Dataset extract.
*****
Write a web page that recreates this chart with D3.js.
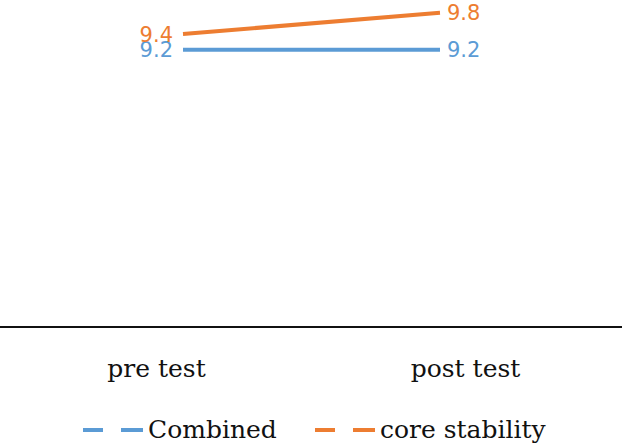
<!DOCTYPE html>
<html>
<head>
<meta charset="utf-8">
<script src="https://cdn.jsdelivr.net/npm/d3@7"></script>
<style>
  body { margin: 0; background: #fff; }
  svg { display: block; }
</style>
</head>
<body>
<div id="chart"></div>
<script>
// chart data
const categories = ["pre test", "post test"];
const seriesNames = ["Combined", "core stability"];
const combinedValues = [9.2, 9.2];
const coreValues = [9.44, 9.76];
const colors = ["#5b9bd5", "#ed7d31"];

const width = 622, height = 448;
const axisY = 327;

const svg = d3.select("#chart").append("svg")
    .attr("width", width)
    .attr("height", height);

// y scale: plot area extends a bit above the visible top
const yscale = d3.scaleLinear().domain([5, 10]).range([axisY, axisY - 5 * 66]);
// points for the lines
const xscale = d3.scalePoint().domain(categories).range([183, 440]);
// category label positions
const xband = d3.scaleBand().domain(categories).range([2, 620]);

// horizontal category axis line
svg.append("line")
    .attr("x1", 0).attr("x2", width)
    .attr("y1", axisY).attr("y2", axisY)
    .attr("stroke", "#111")
    .attr("stroke-width", 2);

const xaxis = d3.axisBottom(xband).tickSize(0).tickPadding(0);
const g_xaxis = svg.append("g")
    .attr("transform", `translate(0,${axisY})`)
    .call(xaxis);
g_xaxis.select(".domain").remove();
g_xaxis.selectAll("text")
    .attr("dy", null)
    .attr("y", 50)
    .attr("font-family", "DejaVu Serif, serif")
    .attr("font-size", 25)
    .attr("fill", "#111");

const series = [
  { name: seriesNames[0], values: combinedValues, color: colors[0] },
  { name: seriesNames[1], values: coreValues, color: colors[1] }
];

const line = d3.line()
    .x((d, i) => xscale(categories[i]))
    .y(d => yscale(d));

svg.selectAll("path.series")
    .data(series)
    .join("path")
    .attr("class", "series")
    .attr("d", d => line(d.values))
    .attr("fill", "none")
    .attr("stroke", d => d.color)
    .attr("stroke-width", 4);

// data labels: first point labelled on the left, last on the right
series.forEach(s => {
  svg.selectAll(null)
      .data(s.values)
      .join("text")
      .attr("x", (d, i) => xscale(categories[i]) + (i === 0 ? -10 : 7))
      .attr("y", d => yscale(d))
      .attr("dy", "0.36em")
      .attr("text-anchor", (d, i) => i === 0 ? "end" : "start")
      .attr("font-family", "DejaVu Sans, sans-serif")
      .attr("font-size", 21)
      .attr("fill", s.color)
      .text(d => d.toFixed(1));
});

// legend
const legendX = [83, 315];
const legend = svg.selectAll("g.legend")
    .data(series)
    .join("g")
    .attr("class", "legend")
    .attr("transform", (d, i) => `translate(${legendX[i]},430)`);

legend.selectAll("line")
    .data(d => [[0, 20, d.color], [38, 60, d.color]])
    .join("line")
    .attr("x1", d => d[0]).attr("x2", d => d[1])
    .attr("y1", 0).attr("y2", 0)
    .attr("stroke", d => d[2])
    .attr("stroke-width", 4);

legend.append("text")
    .attr("x", 65)
    .attr("y", 8)
    .attr("font-family", "DejaVu Serif, serif")
    .attr("font-size", 25)
    .attr("fill", "#111")
    .text(d => d.name);
</script>
</body>
</html>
*****
Exercise. Leave out the pictures and restate everything else word for word.

Task answer.
Write a web page that recreates this chart with D3.js.
<!DOCTYPE html>
<html>
<head>
<meta charset="utf-8">
<script src="https://cdn.jsdelivr.net/npm/d3@7"></script>
<style>
  body { margin: 0; background: #fff; }
  svg { display: block; }
</style>
</head>
<body>
<div id="chart"></div>
<script>
// chart data
const categories = ["pre test", "post test"];
const seriesNames = ["Combined", "core stability"];
const combinedValues = [9.2, 9.2];
const coreValues = [9.44, 9.76];
const colors = ["#5b9bd5", "#ed7d31"];

const width = 622, height = 448;
const axisY = 327;

const svg = d3.select("#chart").append("svg")
    .attr("width", width)
    .attr("height", height);

// y scale: plot area extends a bit above the visible top
const yscale = d3.scaleLinear().domain([5, 10]).range([axisY, axisY - 5 * 66]);
// points for the lines
const xscale = d3.scalePoint().domain(categories).range([183, 440]);
// category label positions
const xband = d3.scaleBand().domain(categories).range([2, 620]);

// horizontal category axis line
svg.append("line")
    .attr("x1", 0).attr("x2", width)
    .attr("y1", axisY).attr("y2", axisY)
    .attr("stroke", "#111")
    .attr("stroke-width", 2);

const xaxis = d3.axisBottom(xband).tickSize(0).tickPadding(0);
const g_xaxis = svg.append("g")
    .attr("transform", `translate(0,${axisY})`)
    .call(xaxis);
g_xaxis.select(".domain").remove();
g_xaxis.selectAll("text")
    .attr("dy", null)
    .attr("y", 50)
    .attr("font-family", "DejaVu Serif, serif")
    .attr("font-size", 25)
    .attr("fill", "#111");

const series = [
  { name: seriesNames[0], values: combinedValues, color: colors[0] },
  { name: seriesNames[1], values: coreValues, color: colors[1] }
];

const line = d3.line()
    .x((d, i) => xscale(categories[i]))
    .y(d => yscale(d));

svg.selectAll("path.series")
    .data(series)
    .join("path")
    .attr("class", "series")
    .attr("d", d => line(d.values))
    .attr("fill", "none")
    .attr("stroke", d => d.color)
    .attr("stroke-width", 4);

// data labels: first point labelled on the left, last on the right
series.forEach(s => {
  svg.selectAll(null)
      .data(s.values)
      .join("text")
      .attr("x", (d, i) => xscale(categories[i]) + (i === 0 ? -10 : 7))
      .attr("y", d => yscale(d))
      .attr("dy", "0.36em")
      .attr("text-anchor", (d, i) => i === 0 ? "end" : "start")
      .attr("font-family", "DejaVu Sans, sans-serif")
      .attr("font-size", 21)
      .attr("fill", s.color)
      .text(d => d.toFixed(1));
});

// legend
const legendX = [83, 315];
const legend = svg.selectAll("g.legend")
    .data(series)
    .join("g")
    .attr("class", "legend")
    .attr("transform", (d, i) => `translate(${legendX[i]},430)`);

legend.selectAll("line")
    .data(d => [[0, 20, d.color], [38, 60, d.color]])
    .join("line")
    .attr("x1", d => d[0]).attr("x2", d => d[1])
    .attr("y1", 0).attr("y2", 0)
    .attr("stroke", d => d[2])
    .attr("stroke-width", 4);

legend.append("text")
    .attr("x", 65)
    .attr("y", 8)
    .attr("font-family", "DejaVu Serif, serif")
    .attr("font-size", 25)
    .attr("fill", "#111")
    .text(d => d.name);
</script>
</body>
</html>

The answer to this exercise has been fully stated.